### THE REQUEST
Exactly the lines from the first line of the records to the line holding "y_ticks = [0, 500, 1000, 1500]" should be duplicated, and nothing more; pictures stay out.

□ □ □ □

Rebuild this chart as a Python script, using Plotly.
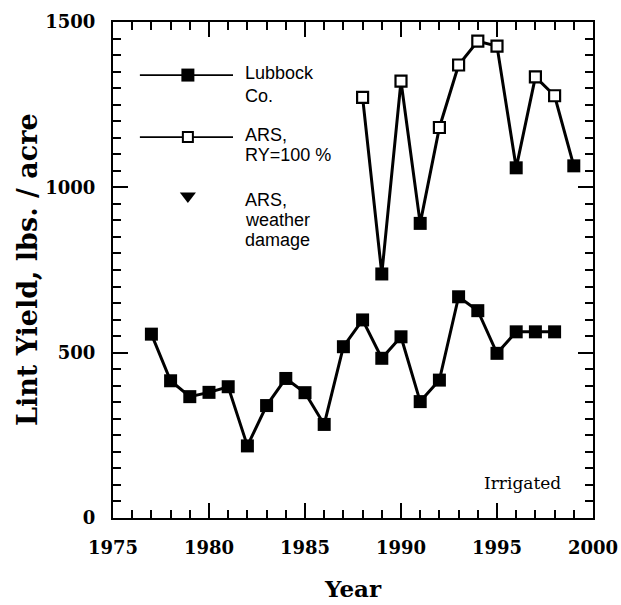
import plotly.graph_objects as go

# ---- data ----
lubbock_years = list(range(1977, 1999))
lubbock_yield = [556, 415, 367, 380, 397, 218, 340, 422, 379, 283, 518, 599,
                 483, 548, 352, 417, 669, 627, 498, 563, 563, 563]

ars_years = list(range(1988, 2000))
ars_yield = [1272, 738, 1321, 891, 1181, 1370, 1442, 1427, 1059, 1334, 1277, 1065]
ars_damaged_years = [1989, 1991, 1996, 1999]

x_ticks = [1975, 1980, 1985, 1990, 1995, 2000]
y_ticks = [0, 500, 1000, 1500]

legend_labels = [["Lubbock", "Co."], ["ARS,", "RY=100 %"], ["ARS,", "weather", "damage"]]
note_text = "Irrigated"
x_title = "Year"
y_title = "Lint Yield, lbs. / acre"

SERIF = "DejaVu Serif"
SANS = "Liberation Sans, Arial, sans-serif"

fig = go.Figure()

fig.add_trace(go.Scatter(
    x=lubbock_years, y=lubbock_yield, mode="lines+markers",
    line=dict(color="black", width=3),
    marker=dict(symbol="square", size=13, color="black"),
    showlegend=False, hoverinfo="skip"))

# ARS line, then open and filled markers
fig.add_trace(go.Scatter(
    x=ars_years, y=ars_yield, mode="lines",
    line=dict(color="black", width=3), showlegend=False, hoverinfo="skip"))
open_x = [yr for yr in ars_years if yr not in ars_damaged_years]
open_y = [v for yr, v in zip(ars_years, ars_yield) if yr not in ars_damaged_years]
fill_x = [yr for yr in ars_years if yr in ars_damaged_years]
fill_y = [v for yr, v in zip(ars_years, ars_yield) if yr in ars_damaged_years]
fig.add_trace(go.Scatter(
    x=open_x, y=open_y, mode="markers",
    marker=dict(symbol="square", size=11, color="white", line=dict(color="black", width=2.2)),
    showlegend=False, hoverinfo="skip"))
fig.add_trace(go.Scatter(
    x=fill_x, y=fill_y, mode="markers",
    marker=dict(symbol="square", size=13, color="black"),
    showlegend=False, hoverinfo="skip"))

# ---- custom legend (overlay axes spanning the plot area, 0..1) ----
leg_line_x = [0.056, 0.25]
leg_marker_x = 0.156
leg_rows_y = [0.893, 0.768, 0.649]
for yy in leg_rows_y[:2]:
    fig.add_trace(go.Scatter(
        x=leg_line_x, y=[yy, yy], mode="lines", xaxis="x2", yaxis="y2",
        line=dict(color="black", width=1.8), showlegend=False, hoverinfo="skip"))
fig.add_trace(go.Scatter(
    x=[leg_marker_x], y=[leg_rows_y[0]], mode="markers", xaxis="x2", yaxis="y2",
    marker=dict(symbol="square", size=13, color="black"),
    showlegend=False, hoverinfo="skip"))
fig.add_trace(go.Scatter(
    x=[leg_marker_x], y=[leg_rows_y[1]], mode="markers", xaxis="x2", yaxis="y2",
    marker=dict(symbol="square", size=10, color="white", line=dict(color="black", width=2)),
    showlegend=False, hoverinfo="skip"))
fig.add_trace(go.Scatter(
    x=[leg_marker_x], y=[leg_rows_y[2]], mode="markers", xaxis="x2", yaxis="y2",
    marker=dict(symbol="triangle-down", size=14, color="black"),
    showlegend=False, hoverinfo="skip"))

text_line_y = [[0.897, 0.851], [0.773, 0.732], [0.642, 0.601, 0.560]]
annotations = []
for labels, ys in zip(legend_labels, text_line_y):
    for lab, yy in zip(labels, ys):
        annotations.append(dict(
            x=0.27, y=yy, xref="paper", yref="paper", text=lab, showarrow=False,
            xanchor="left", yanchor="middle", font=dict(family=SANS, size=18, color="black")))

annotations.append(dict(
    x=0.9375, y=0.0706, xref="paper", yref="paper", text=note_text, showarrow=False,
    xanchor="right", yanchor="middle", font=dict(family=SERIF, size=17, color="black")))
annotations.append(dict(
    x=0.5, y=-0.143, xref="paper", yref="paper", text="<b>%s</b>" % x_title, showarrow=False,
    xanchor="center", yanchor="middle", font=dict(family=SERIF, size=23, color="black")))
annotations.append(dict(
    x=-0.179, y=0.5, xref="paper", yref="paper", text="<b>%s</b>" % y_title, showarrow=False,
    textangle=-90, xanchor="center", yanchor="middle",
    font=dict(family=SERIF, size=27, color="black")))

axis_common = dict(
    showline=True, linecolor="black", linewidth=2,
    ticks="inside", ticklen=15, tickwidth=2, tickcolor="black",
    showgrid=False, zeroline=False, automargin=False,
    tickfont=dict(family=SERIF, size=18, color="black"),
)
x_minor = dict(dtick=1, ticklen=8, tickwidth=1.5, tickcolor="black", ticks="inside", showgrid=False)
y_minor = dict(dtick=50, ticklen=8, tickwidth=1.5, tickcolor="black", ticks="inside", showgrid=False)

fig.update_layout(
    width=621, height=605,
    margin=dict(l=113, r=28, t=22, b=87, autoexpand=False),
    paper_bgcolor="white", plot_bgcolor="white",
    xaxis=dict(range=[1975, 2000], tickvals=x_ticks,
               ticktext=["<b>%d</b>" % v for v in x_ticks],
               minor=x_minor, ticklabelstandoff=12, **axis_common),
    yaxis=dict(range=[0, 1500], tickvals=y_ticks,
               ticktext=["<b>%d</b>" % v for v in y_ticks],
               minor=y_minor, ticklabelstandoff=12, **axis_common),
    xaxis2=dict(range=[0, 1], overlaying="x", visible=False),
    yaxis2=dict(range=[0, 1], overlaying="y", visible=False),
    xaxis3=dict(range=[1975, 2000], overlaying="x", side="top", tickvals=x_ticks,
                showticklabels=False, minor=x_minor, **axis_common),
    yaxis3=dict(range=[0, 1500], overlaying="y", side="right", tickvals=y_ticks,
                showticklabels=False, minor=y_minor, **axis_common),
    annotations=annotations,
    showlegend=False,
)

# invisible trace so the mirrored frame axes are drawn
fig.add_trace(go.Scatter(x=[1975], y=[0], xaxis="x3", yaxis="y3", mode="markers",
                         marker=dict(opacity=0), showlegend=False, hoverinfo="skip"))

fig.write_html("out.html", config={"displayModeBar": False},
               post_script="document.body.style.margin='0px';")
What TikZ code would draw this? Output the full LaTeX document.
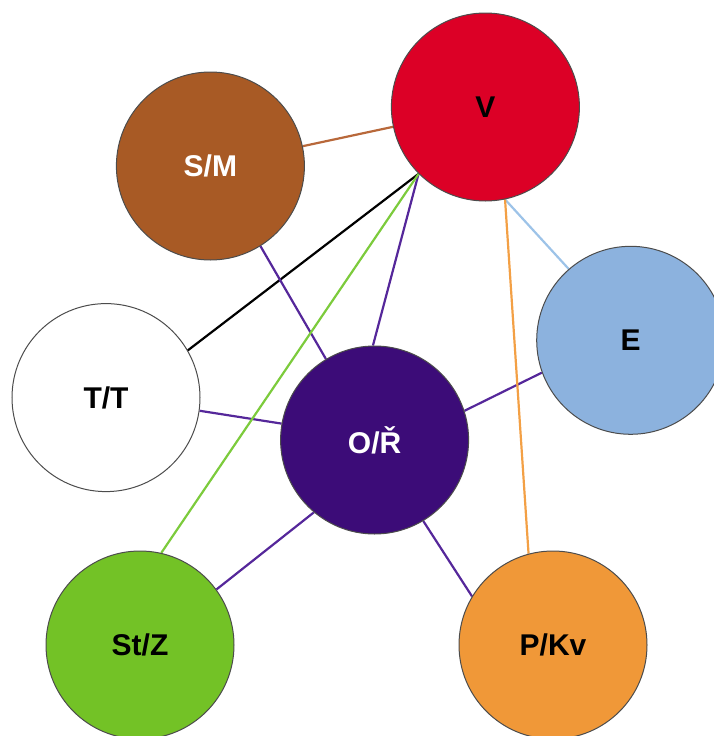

□ □ □ □

### EXERCISE RESULT
Rebuild this chart as a Python script, using Plotly.
import plotly.graph_objects as go

# ---- data ----
lubbock_years = list(range(1977, 1999))
lubbock_yield = [556, 415, 367, 380, 397, 218, 340, 422, 379, 283, 518, 599,
                 483, 548, 352, 417, 669, 627, 498, 563, 563, 563]

ars_years = list(range(1988, 2000))
ars_yield = [1272, 738, 1321, 891, 1181, 1370, 1442, 1427, 1059, 1334, 1277, 1065]
ars_damaged_years = [1989, 1991, 1996, 1999]

x_ticks = [1975, 1980, 1985, 1990, 1995, 2000]
y_ticks = [0, 500, 1000, 1500]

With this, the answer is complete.